Intanto il bilancio della Regione è bloccato e tutti i pagamenti sono stati sospesi.Anche gli stipendi e le pensioni saranno pagati in ritardo.
Ci risiamo. Il copione non cambia mai. Immaginarsi adesso che i conti pubblici sono in tilt attestato dalla Corte dei conti. I nuovi governanti, era comunque prevedibile, vogliono “cancellare il passato” . Intanto il bilancio della Regione risulta bloccato e tutti i pagamenti sono stati sospesi. Anche gli stipendi e le pensioni subiranno un netto ritardo. Si comunica ufficialmente che “La Sicilia intende disdettare gli accordi firmati da Crocetta e Baccei sul trasferimento da 1,4 miliardi di euro da Roma a Palermo come corrispettivo per l’Irpef pagata in Sicilia anche perchè “E’ assurdo che da un lato gli accordi stabiliscono trasferimenti proprio da 1,4 miliardi e dall’altro, cosa che nessuno ha mai messo in relazione, lo Stato ci chieda un contributo al risanamento della finanza pubblica pari a 1,34 miliardi di euro di fatto azzerando quei trasferimenti”.

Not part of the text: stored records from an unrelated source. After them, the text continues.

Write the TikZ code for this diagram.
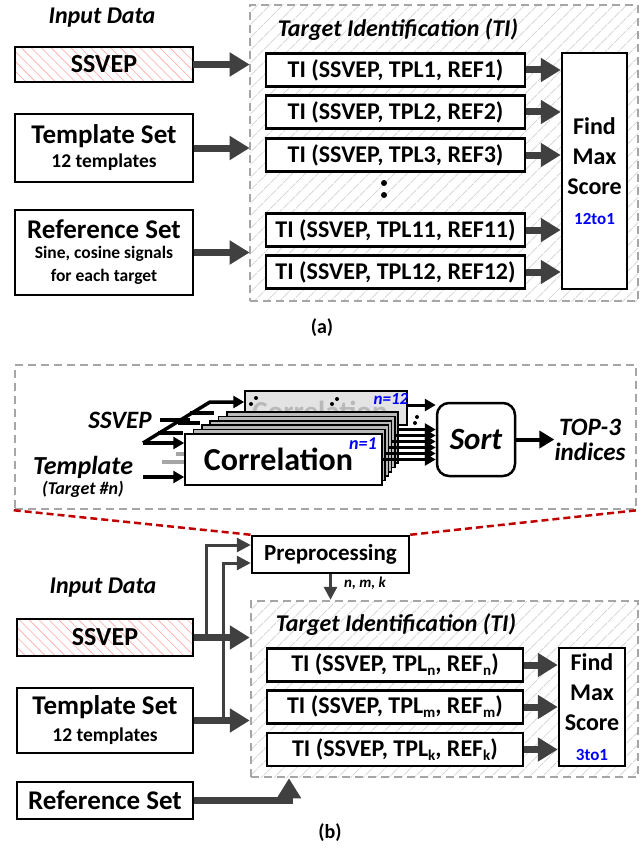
\documentclass[tikz,border=0pt]{standalone}
\usepackage{fontspec}
\setmainfont{Carlito}
\usetikzlibrary{arrows.meta,patterns.meta,calc}
\definecolor{dk}{HTML}{404040}
\definecolor{dgray}{HTML}{A6A6A6}
\definecolor{dred}{HTML}{C00000}
\newcommand{\fsz}[2]{\fontsize{#1}{#2}\selectfont}
\newcommand{\sbs}[1]{\raisebox{-0.35ex}{\fsz{15}{15}#1}}
\begin{document}
\begin{tikzpicture}[x=1pt,y=-1pt,
  box/.style={draw=black, line width=2.5pt, fill=white, inner sep=0pt, align=center, font=\bfseries\fsz{24}{26}},
  bigbox/.style={box, font=\bfseries\fsz{27}{28}},
  findbox/.style={box, font=\bfseries\fsz{24}{30}},
  redhatch/.style={pattern={Lines[angle=-45,distance=7pt,line width=0.6pt]}, pattern color=red!35},
  tiregion/.style={draw=dgray, line width=2.5pt, dash pattern=on 8pt off 5pt, inner sep=0pt, pattern={Lines[angle=45,distance=9pt,line width=0.7pt]}, pattern color=gray!35},
  bigarrow/.style={draw=dk, line width=7pt, -{Triangle[length=20pt,width=23pt]}},
  thinarrow/.style={draw=dk, line width=3pt, -{Triangle[length=14pt,width=14pt]}},
  blkarrow/.style={draw=black, line width=3.5pt, -{Triangle[length=11pt,width=12pt]}},
  lbl/.style={font=\bfseries\itshape\fsz{24}{26}, inner sep=0pt},
  corr/.style={draw=black, line width=1.5pt, inner sep=0pt, minimum height=51pt},
  dotc/.style={fill=black},
]
\fill[white] (0,0) rectangle (641,848);
\useasboundingbox (0,0) rectangle (641,848);

% ===================== (a) =====================
\node[lbl] (inA) at (102,18) {Input Data};
\node[tiregion, minimum width=388pt, minimum height=296pt] (tiA) at (444,153) {};
\node[lbl] (tiAt) at (398,30) {Target Identification (TI)};

\node[box, redhatch, minimum width=178pt, minimum height=35pt, font=\bfseries\fsz{26}{27}] (ssvepA) at (104,64.5) {SSVEP};
\node[bigbox, minimum width=178pt, minimum height=68pt] (tplA) at (104,148) {\raisebox{-2pt}{Template Set}\\[-2pt]{\fsz{19.5}{21}12 templates}};
\node[bigbox, minimum width=178pt, minimum height=85pt] (refA) at (104,252.5) {Reference Set\\[-8pt]{\fsz{17.5}{22}Sine, cosine signals}\\[-5pt]{\fsz{17.5}{22}for each target}\\[-24pt]\mbox{}};

\node[findbox, minimum width=65pt, minimum height=236pt] (findA) at (594.5,171) {Find\\Max\\Score\\{\color{blue}\fsz{17}{20}12to1}};

\foreach \n/\y in {1/70,2/112,3/155,11/230,12/272}{
  \node[box, minimum width=259pt, minimum height=33pt] (tiA\n) at (395.5,\y) {TI (SSVEP, TPL\n, REF\n)};
  \draw[bigarrow] (tiA\n.east) -- (tiA\n.east -| findA.west);
}
\fill[dotc] (384,183) circle (3pt);
\fill[dotc] (384,195) circle (3pt);

\draw[bigarrow] (ssvepA.east) -- (ssvepA.east -| tiA.west);
\draw[bigarrow] (tplA.east) -- (tplA.east -| tiA.west);
\draw[bigarrow] (refA.east) -- (refA.east -| tiA.west);

\node[font=\bfseries\fsz{20}{22}] (la) at (322,328) {(a)};

% ===================== zoom box =====================
\node[draw=dgray, line width=2.5pt, dash pattern=on 8pt off 5pt, minimum width=621pt, minimum height=144pt, inner sep=0pt] (zoomB) at (325.5,437) {};

\node[lbl, font=\bfseries\itshape\fsz{25}{26}] (sslbl) at (120,420) {SSVEP};
\node[lbl, font=\bfseries\itshape\fsz{26}{27}] (tmpl) at (83,467) {Template};
\node[font=\bfseries\itshape\fsz{18}{20}, inner sep=0pt] (tgt) at (83,489) {(Target \#n)};

% n=12 back box
\node[corr, fill=gray!22, minimum width=162pt, minimum height=34pt] (c12) at (326,408) {};
\node[font=\bfseries\fsz{29}{30}, text=gray!55, inner sep=0pt] (c12t) at (320,411) {Correlation};
\node[font=\bfseries\itshape\fsz{17}{18}, text=blue, inner sep=0pt] (n12) at (391,399) {n=12};
\fill[dotc] (256,398) circle (2pt); \fill[dotc] (251,404) circle (2pt);
\fill[dotc] (337,399) circle (2pt); \fill[dotc] (332,404) circle (2pt);

% gray/black stubs
\draw[gray!70, line width=3.5pt] (162,462) -- (185,462);
\draw[gray!70, line width=3.5pt] (176,454) -- (190,454);
\draw[black, line width=3.5pt] (190,413) -- (214,413);
\draw[black, line width=3.5pt] (178,423) -- (200,423);
\draw[black, line width=3.5pt] (158,433) -- (183,433);

% intermediate layers
\node[corr, fill=gray!55, minimum width=171pt] (L5) at (312.5,437.5) {};
\node[corr, fill=gray!55, minimum width=176.2pt] (L4) at (306.7,441.9) {};
\node[corr, fill=gray!55, minimum width=181.4pt] (L3) at (300.9,446.3) {};
\node[corr, fill=gray!55, minimum width=186.6pt] (L2) at (295.1,450.7) {};
\node[corr, fill=gray!55, minimum width=191.8pt] (L1) at (289.3,455.1) {};
\node[corr, fill=white, minimum width=197pt, font=\bfseries\fsz{32}{33}] (L0) at (283.5,459.5) {\raisebox{-2pt}{Correlation}\hspace*{10pt}};
\node[font=\bfseries\itshape\fsz{18}{18}, text=blue, inner sep=0pt] (n1) at (363,444) {n=1};

% inputs
\coordinate (dA) at (143,443);
\coordinate (dB) at (210,402);
\coordinate (tA) at (143,477);
\draw[black, line width=3.5pt] ([xshift=8pt]sslbl.east) -- ++(30,0);
\draw[blkarrow, line join=round] (dA) -- (dB) -- (dB -| c12.west);
\draw[blkarrow] (dA) -- (dA -| L0.west);
\draw[blkarrow] (tA) -- (tA -| L0.west);

% sort
\node[draw, line width=2.5pt, rounded corners=12pt, minimum width=78pt, minimum height=73pt, inner sep=0pt, font=\bfseries\itshape\fsz{31}{33}] (sort) at (476,439.5) {Sort};
\node[align=center, inner sep=0pt, font=\bfseries\itshape\fsz{25}{25}] (top3) at (590,440) {TOP-3\\indices};

\draw[blkarrow, line width=3pt] ([yshift=3pt]c12.east) coordinate (o12) -- (o12 -| sort.west);
\fill[dotc] (417,417) circle (2pt); \fill[dotc] (415,423) circle (2pt);
\draw[blkarrow, line width=3pt] (L0.east) coordinate (o0) -- (o0 -| sort.west);
\draw[blkarrow, line width=3pt] ([yshift=1.6pt]L1.east) coordinate (o1) -- (o1 -| sort.west);
\draw[blkarrow, line width=3pt] ([yshift=3.2pt]L2.east) coordinate (o2) -- (o2 -| sort.west);
\draw[blkarrow, line width=3pt] ([yshift=4.8pt]L3.east) coordinate (o3) -- (o3 -| sort.west);
\draw[blkarrow, line width=3pt] ([yshift=6.4pt]L4.east) coordinate (o4) -- (o4 -| sort.west);
\draw[blkarrow, line width=3pt] ([yshift=8pt]L5.east) coordinate (o5) -- (o5 -| sort.west);
\draw[blkarrow, line width=4pt, -{Triangle[length=15pt,width=17pt]}] (sort.east) -- (sort.east -| top3.west);

% ===================== (b) =====================
\node[box, minimum width=157pt, minimum height=37pt, font=\bfseries\fsz{23}{24}] (pre) at (330.5,554.5) {Preprocessing};
\draw[dred, line width=2.5pt, dash pattern=on 7pt off 4pt] (zoomB.south west) -- (pre.north west);
\draw[dred, line width=2.5pt, dash pattern=on 7pt off 4pt] (pre.north east) -- (zoomB.south east);

\node[lbl] (inB) at (103,588) {Input Data};
\node[tiregion, minimum width=387pt, minimum height=176pt] (tiB) at (444.5,689) {};
\node[lbl] (tiBt) at (396,625) {Target Identification (TI)};

\node[box, redhatch, minimum width=176pt, minimum height=37pt, font=\bfseries\fsz{26}{27}] (ssvepB) at (105,637.5) {SSVEP};
\node[bigbox, minimum width=176pt, minimum height=65pt] (tplB) at (105,720.5) {Template Set\\[-1pt]{\fsz{19.5}{21}12 templates}};
\node[bigbox, minimum width=176pt, minimum height=37pt] (refB) at (105,800.5) {Reference Set};

\node[findbox, minimum width=66pt, minimum height=118pt] (findB) at (592,707) {Find\\Max\\Score\\{\color{blue}\fsz{17}{20}3to1}};
\node[box, minimum width=256pt, minimum height=33pt] (tiBn) at (395,665) {TI (SSVEP, TPL\sbs{n}, REF\sbs{n})};
\node[box, minimum width=256pt, minimum height=33pt] (tiBm) at (395,707) {TI (SSVEP, TPL\sbs{m}, REF\sbs{m})};
\node[box, minimum width=256pt, minimum height=33pt] (tiBk) at (395,749.5) {TI (SSVEP, TPL\sbs{k}, REF\sbs{k})};
\foreach \n in {n,m,k}{
  \draw[bigarrow] (tiB\n.east) -- (tiB\n.east -| findB.west);
}

\draw[bigarrow] (ssvepB.east) -- (ssvepB.east -| tiB.west);
\draw[bigarrow] (tplB.east) -- (tplB.east -| tiB.west);
\coordinate (rc) at (289,800.5);
\draw[bigarrow] (refB.east) -- (rc) -- (rc |- tiB.south);

\coordinate (p1) at (206,545);
\coordinate (p2) at (223,563);
\draw[thinarrow] (ssvepB.east -| p1) -- (p1) -- (p1 -| pre.west);
\draw[thinarrow] (tplB.east -| p2) -- (p2) -- (p2 -| pre.west);
\draw[thinarrow, -{Triangle[length=13pt,width=13pt]}] (pre.south) -- (pre.south |- tiB.north);
\node[font=\bfseries\itshape\fsz{15}{16}, inner sep=0pt] (nmk) at (365,583) {n, m, k};

\node[font=\bfseries\fsz{20}{22}] (lb) at (330,833) {(b)};
\end{tikzpicture}
\end{document}
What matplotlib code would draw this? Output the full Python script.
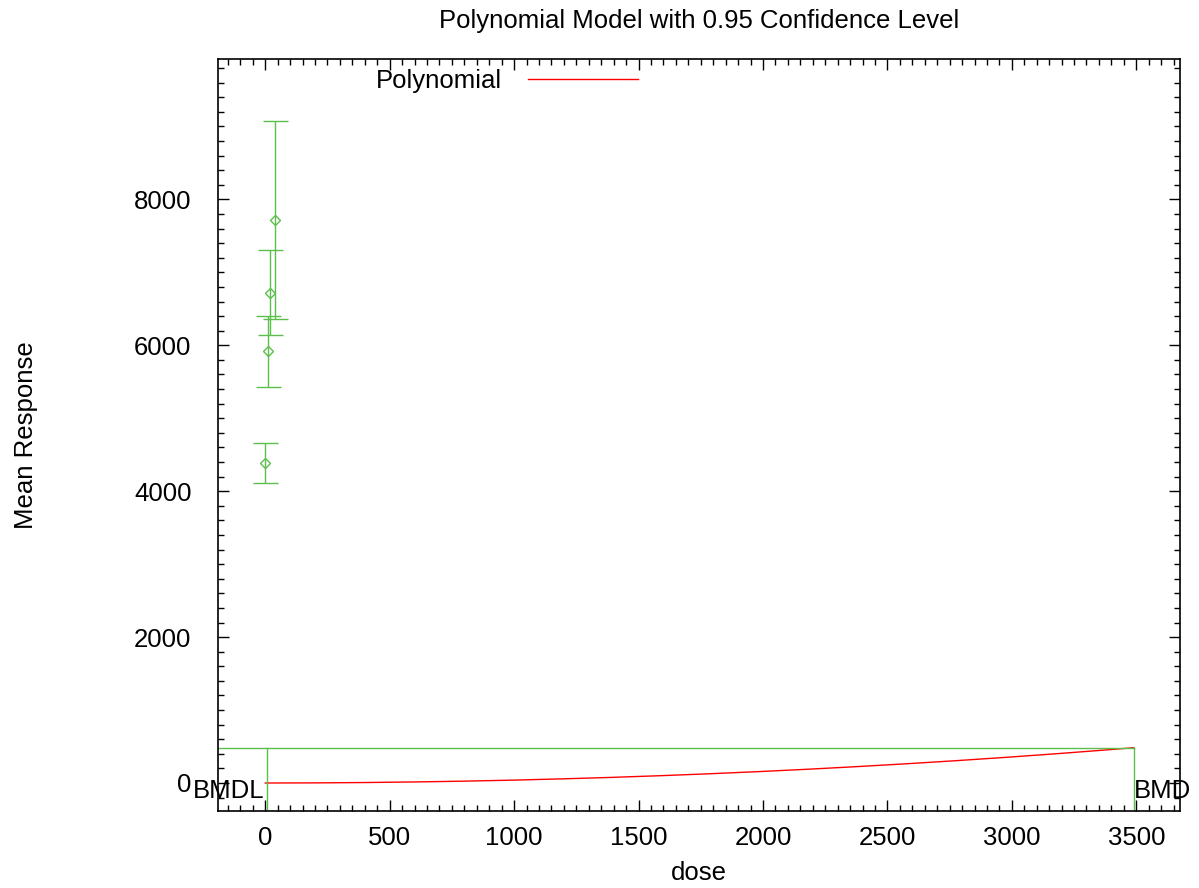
import numpy as np
import matplotlib.pyplot as plt
from matplotlib.ticker import MultipleLocator

plt.rcParams['font.family'] = ['Liberation Sans', 'DejaVu Sans']

# observed group means with 95% limits
dose = [0, 10, 20, 40]
mean = [4391, 5926, 6721, 7718]
upper = [4664, 6402, 7302, 9071]
lower = [4117, 5433, 6137, 6365]

# fitted polynomial and benchmark values
coef = [0.0, 0.0, 3.97e-5]
bmd = 3490
bmdl = 5
bmr_level = 484

green = '#5cbf4c'
red = '#ff0000'
fs = 18.5

fig = plt.figure(figsize=(11.99, 8.88), dpi=100)
ax = fig.add_axes([0.1818, 0.0867, 0.8024, 0.8469])

yerr = [np.subtract(mean, lower), np.subtract(upper, mean)]
ax.errorbar(dose, mean, yerr=yerr, fmt='D', color=green, mfc='none',
            ms=5, mew=1, elinewidth=1, capsize=9, capthick=1)

x = np.linspace(0, bmd, 300)
y = coef[0] + coef[1] * x + coef[2] * x ** 2
ax.plot(x, y, color=red, lw=1, label='Polynomial')

xmin, xmax = -190, 3676
ymin, ymax = -384, 9925
ax.plot([xmin, bmd], [bmr_level, bmr_level], color=green, lw=1)
ax.plot([bmdl, bmdl], [ymin, bmr_level], color=green, lw=1)
ax.plot([bmd, bmd], [ymin, bmr_level], color=green, lw=1)

ax.text(bmdl - 8, -110, 'BMDL', ha='right', va='center', fontsize=fs)
ax.text(bmd, -110, 'BMD', ha='left', va='center', fontsize=fs)

ax.set_xlim(xmin, xmax)
ax.set_ylim(ymin, ymax)
ax.xaxis.set_major_locator(MultipleLocator(500))
ax.xaxis.set_minor_locator(MultipleLocator(50))
ax.yaxis.set_major_locator(MultipleLocator(2000))
ax.yaxis.set_minor_locator(MultipleLocator(200))
ax.tick_params(which='both', direction='in', top=True, right=True,
               labelsize=fs, width=1)
ax.tick_params(which='major', length=8)
ax.tick_params(which='minor', length=4)
ax.tick_params(axis='x', which='major', pad=11)
ax.tick_params(axis='y', which='major', pad=19)
for s in ax.spines.values():
    s.set_linewidth(1.2)

ax.set_xlabel('dose', fontsize=fs, labelpad=8)
ax.set_ylabel('Mean Response', fontsize=fs, labelpad=69)
ax.set_title('Polynomial Model with 0.95 Confidence Level', fontsize=18.5, pad=22)

ax.legend(loc='upper left', bbox_to_anchor=(0.14, 1.017), frameon=False,
          markerfirst=False, fontsize=fs, handlelength=4.3, handletextpad=1.0)

fig.savefig('out.png', dpi=100)
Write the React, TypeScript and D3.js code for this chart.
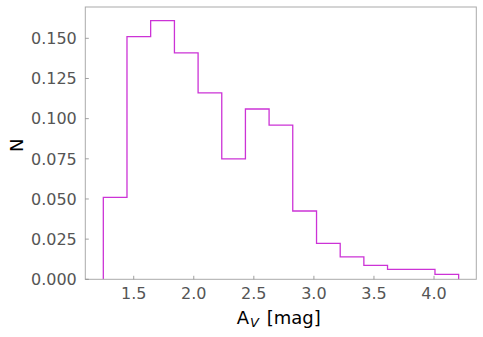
import React from 'react';
import * as d3 from 'd3';

// bin edges of the A_V histogram (15 bins) and their normalised counts
const binEdges = [1.247, 1.444, 1.641, 1.839, 2.036, 2.233, 2.430, 2.627, 2.824, 3.022, 3.219, 3.416, 3.613, 3.810, 4.008, 4.205];
const binValues = [0.051, 0.151, 0.161, 0.141, 0.116, 0.075, 0.106, 0.096, 0.0425, 0.0224, 0.0139, 0.0087, 0.0062, 0.0062, 0.0031];
const xTicks = [1.5, 2.0, 2.5, 3.0, 3.5, 4.0];
const yTicks = [0, 0.025, 0.05, 0.075, 0.1, 0.125, 0.15];

export default function App() {
    const width = 483;
    const height = 337;
    const margin = { top: 7, right: 6.7, bottom: 57.7, left: 85.3 };
    const innerW = width - margin.left - margin.right;
    const innerH = height - margin.top - margin.bottom;

    const xScale = d3.scaleLinear().domain([1.097, 4.352]).range([0, innerW]);
    const yScale = d3.scaleLinear().domain([0, 0.1695]).range([innerH, 0]);

    // step outline like matplotlib histtype='step'
    const pts: [number, number][] = [[binEdges[0], 0]];
    binValues.forEach((v, i) => {
        pts.push([binEdges[i], v]);
        pts.push([binEdges[i + 1], v]);
    });
    pts.push([binEdges[binEdges.length - 1], 0]);
    const line = d3.line<[number, number]>()
        .x(d => xScale(d[0]))
        .y(d => yScale(d[1]));

    const font = "'DejaVu Sans', sans-serif";

    return (
        <svg width={width} height={height} style={{ position: 'absolute', left: 0, top: 0 }}>
            <rect width={width} height={height} fill="#fff" />
            <g transform={`translate(${margin.left},${margin.top})`}>
                <path d={line(pts) ?? ''} fill="none" stroke="#cc33d6" strokeWidth={1.3} />

                {/* frame */}
                <rect x={0} y={0} width={innerW} height={innerH} fill="none" stroke="#aaaaaa" strokeWidth={1} />

                {/* y ticks */}
                {yTicks.map(t => (
                    <g key={t}>
                        <line x1={0} x2={3.5} y1={yScale(t)} y2={yScale(t)} stroke="#888" strokeWidth={0.8} />
                        <text x={-8.5} y={yScale(t)} dy="0.36em" textAnchor="end" fontFamily={font} fontSize={16} fill="#555">
                            {t.toFixed(3)}
                        </text>
                    </g>
                ))}

                {/* x ticks */}
                {xTicks.map(t => (
                    <g key={t}>
                        <line x1={xScale(t)} x2={xScale(t)} y1={innerH} y2={innerH - 3.5} stroke="#888" strokeWidth={0.8} />
                        <text x={xScale(t)} y={innerH + 20} textAnchor="middle" fontFamily={font} fontSize={16} fill="#555">
                            {t.toFixed(1)}
                        </text>
                    </g>
                ))}

                {/* axis labels */}
                <text x={236.7 - margin.left} y={innerH + 44.7} fontFamily={font} fontSize={18} fill="#000">
                    A<tspan fontSize={13} fontStyle="italic" dx={1} dy={3}>V</tspan><tspan dx={2} dy={-3}> [mag]</tspan>
                </text>
                <text transform={`translate(${-62},${innerH / 2 + 2}) rotate(-90)`} textAnchor="middle" fontFamily={font} fontSize={18} fill="#000">
                    N
                </text>
            </g>
        </svg>
    );
}
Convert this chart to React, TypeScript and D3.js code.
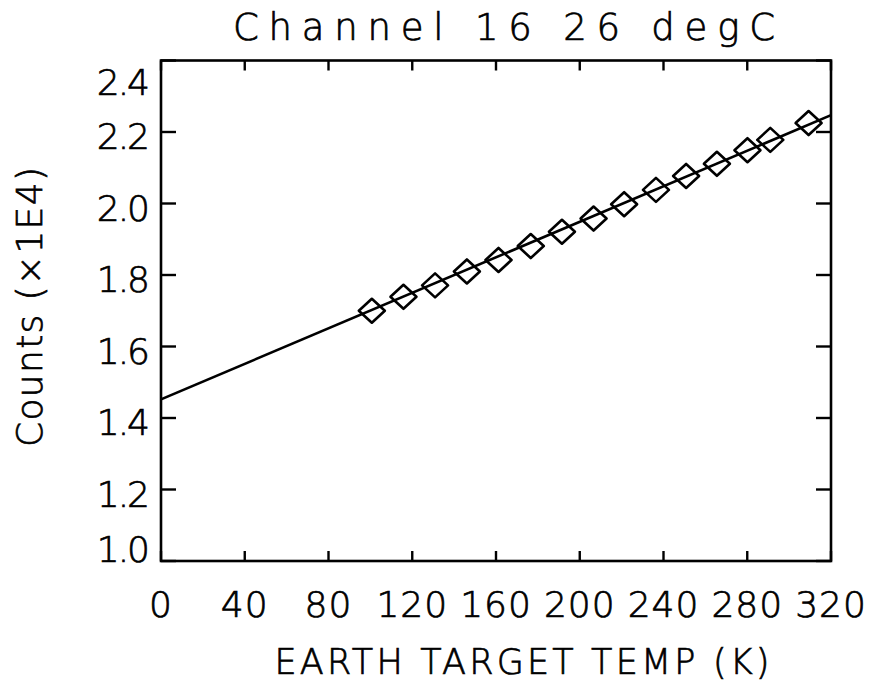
import React from 'react';
import * as d3 from 'd3';

// measured points (earth target temp K, counts x1E4)
const tempK = [100.7, 115.8, 130.9, 146.1, 161.2, 176.6, 191.5, 206.6, 221.2, 236.4, 250.8, 265.5, 280.1, 291.0, 309.3];
const counts = [1.700, 1.739, 1.771, 1.810, 1.842, 1.881, 1.921, 1.958, 1.998, 2.038, 2.077, 2.111, 2.149, 2.178, 2.225];

// linear fit end points
const fitX = [0, 320];
const fitY = [1.452, 2.247];

const xTicks = [0, 40, 80, 120, 160, 200, 240, 280, 320];
const yTicks = [1.0, 1.2, 1.4, 1.6, 1.8, 2.0, 2.2, 2.4];

const W = 870;
const H = 683;
const left = 161, right = 831, top = 60.5, bottom = 561;
const font = '"DejaVu Sans", "Liberation Sans", sans-serif';
const weight = 200;
// thin stroke on the extra-light glyphs, close to the plotter lettering
const txt = { fontFamily: font, fontWeight: weight, fill: '#000', stroke: '#000', strokeWidth: 0.7 };

const App = () => {
    const x = d3.scaleLinear().domain([0, 320]).range([left, right]);
    const y = d3.scaleLinear().domain([1.0, 2.4]).range([bottom, top]);

    const line = d3.line<number>()
        .x((_, i) => x(fitX[i]))
        .y(d => y(d));

    // IDL-ish diamond
    const diamond = 'M-13,0L0,-12L13,0L0,12Z';

    const labelOffset = (v: number) => (v === 2.4 ? 34 : v === 1.0 ? 1 : 17);

    return (
        <svg width={W} height={H} style={{ position: 'absolute', left: 0, top: 0, background: '#fff' }}>
            <rect width={W} height={H} fill="#fff" />
            <text x={233} y={40} {...txt} fontSize={37} textLength={542}
                  lengthAdjust="spacing">Channel 16 26 degC</text>

            <defs>
                <clipPath id="plot">
                    <rect x={left} y={top} width={right - left} height={bottom - top} />
                </clipPath>
            </defs>

            <path d={line(fitY) || ''} fill="none" stroke="#000" strokeWidth={2.6} clipPath="url(#plot)" />

            {tempK.map((t, i) => (
                <path key={i} d={diamond} transform={`translate(${x(t)},${y(counts[i])})`}
                      fill="none" stroke="#000" strokeWidth={2.6} strokeLinejoin="round" />
            ))}

            <rect x={left} y={top} width={right - left} height={bottom - top}
                  fill="none" stroke="#000" strokeWidth={2.6} />

            {yTicks.map(v => (
                <g key={v}>
                    <line x1={left} x2={left + 15} y1={y(v)} y2={y(v)} stroke="#000" strokeWidth={2.4} />
                    <line x1={right - 15} x2={right} y1={y(v)} y2={y(v)} stroke="#000" strokeWidth={2.4} />
                    <text x={148} y={y(v) + labelOffset(v)} textAnchor="end" {...txt}
                          fontSize={36} letterSpacing={-2}>{v.toFixed(1)}</text>
                </g>
            ))}

            {xTicks.map(v => (
                <g key={v}>
                    <line x1={x(v)} x2={x(v)} y1={bottom} y2={bottom - 10} stroke="#000" strokeWidth={2.4} />
                    <line x1={x(v)} x2={x(v)} y1={top} y2={top + 10} stroke="#000" strokeWidth={2.4} />
                    <text x={x(v)} y={617} textAnchor="middle" {...txt}
                          fontSize={36} letterSpacing={1}>{v}</text>
                </g>
            ))}

            <text x={522} y={674} textAnchor="middle" {...txt} fontSize={35}
                  textLength={495} lengthAdjust="spacing">EARTH TARGET TEMP (K)</text>

            <text transform="translate(42,307) rotate(-90)" textAnchor="middle" {...txt}
                  fontSize={36} textLength={280} lengthAdjust="spacing">Counts (×1E4)</text>
        </svg>
    );
};

export default App;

“In un momento in cui regioni come la Lombardia e il Veneto – comunica l’assessore Armao – chiedono più autonomia finanziaria è un controsenso che la Sicilia, che questa Autonomia l’aveva, debba lasciarsela alle spalle. Gli accordi fatti dal governo Crocetta sono stati accordi ‘truffaldini’ e devono essere disdettati. Questo Paese deve essere federalista perchè lo è nella sua natura ma deve trattarsi di un federalismo solidale dove, proprio per rendere competitivo l’intero Paese, chi ha più energia deve sostenere chi ne ha meno”.
Nella foto l’assessore Gaetano Armao ( Leader degli “Indignati” che –come dice però l’opposizione politica– indigna)
Armao sa bene che per governare occorre disponibilità di risorse economiche. “Il Precedente governo andava a Roma con il cappello in mano, io ci vado- rivela il politico – fin da oggi con lo Statuto in mano. Non vogliamo avviare guerre o battaglie fra Palermo e Roma. Non ci interessano le tensioni e gli scontri. Noi dobbiamo chiedere allo Stato di riconoscere ai siciliani la dignità, un trattamento uguale a tutti gli altri cittadini italiani. Ad una Regione che ha il 40% in meno di infrastrutture rispetto al resto del Paese, una disoccupazione giovanile al 50%, uno svantaggio dovuto alla sua insularità e tanti altri gap, non possono essere richiesti gli stessi sacrifici rispetto a Regioni che non vivono questa condizione”.
Armao lancia un siluro a Crocetta, dimenticando tuttavia che lui stesso è stato un governante di una giunta considerata “mafiosa”.“Tutti quegli accordi che sono stati presi vanno disdettati e bisogna chiedere al governo di aprire un nuovo negoziato. Non è pensabile che la Sicilia prenda accordi unilaterali che restringono la propria autonomia fiscale. L’argomento, naturalmente, deve essere esaminato dalla giunta. Ne ho già parlato con il Presidente Musumeci e andiamo certamente verso questa iniziativa per recuperare autonomia fiscale e risorse”.
Ma c’è anche altro da recuperare che si è perso per effetto delle riforme degli ultimi cinque anni “Lo Stato versava alle Province siciliane, che ora si chiamano Liberi Consorzi e Città Metropolitane, 400 milioni di euro l’anno. Continua a versare questi corrispettivi a tutte le Province riformate nel resto del Paese. Siccome in Sicilia ora non si chiamano più Province non versa più questi soldi ne alle amministrazioni intermedie ne alla Regione. Non capisco perchè dobbiamo perdere questi fondi solo per effetto di un nome. Queste cose non sono state considerate negli accordi ed è assurdo”.
La Regione intanto ha deciso di autorizzare i legali a presentare immediato ricorso alla Corte Costituzionale in virtù della legge che riporta al voto le ex Province, provvedimento approvato dall’Ars in agosto,e impugnata dal Consiglio dei Ministri in Ottobre.
“La Sicilia genera, poi, otto miliardi di accise che vengono al momento interamente trattenute dallo Stato”- rivela ancora l’assessore – “Gli accordi chiusi dal governo precedente hanno vulnerato quello che lo Statuto ci assegna. la Regione non ha mai più rivendicato quello che ci spettava. Questi accordi hanno tolto alla Sicilia più di quanto la Sicilia potesse dare”.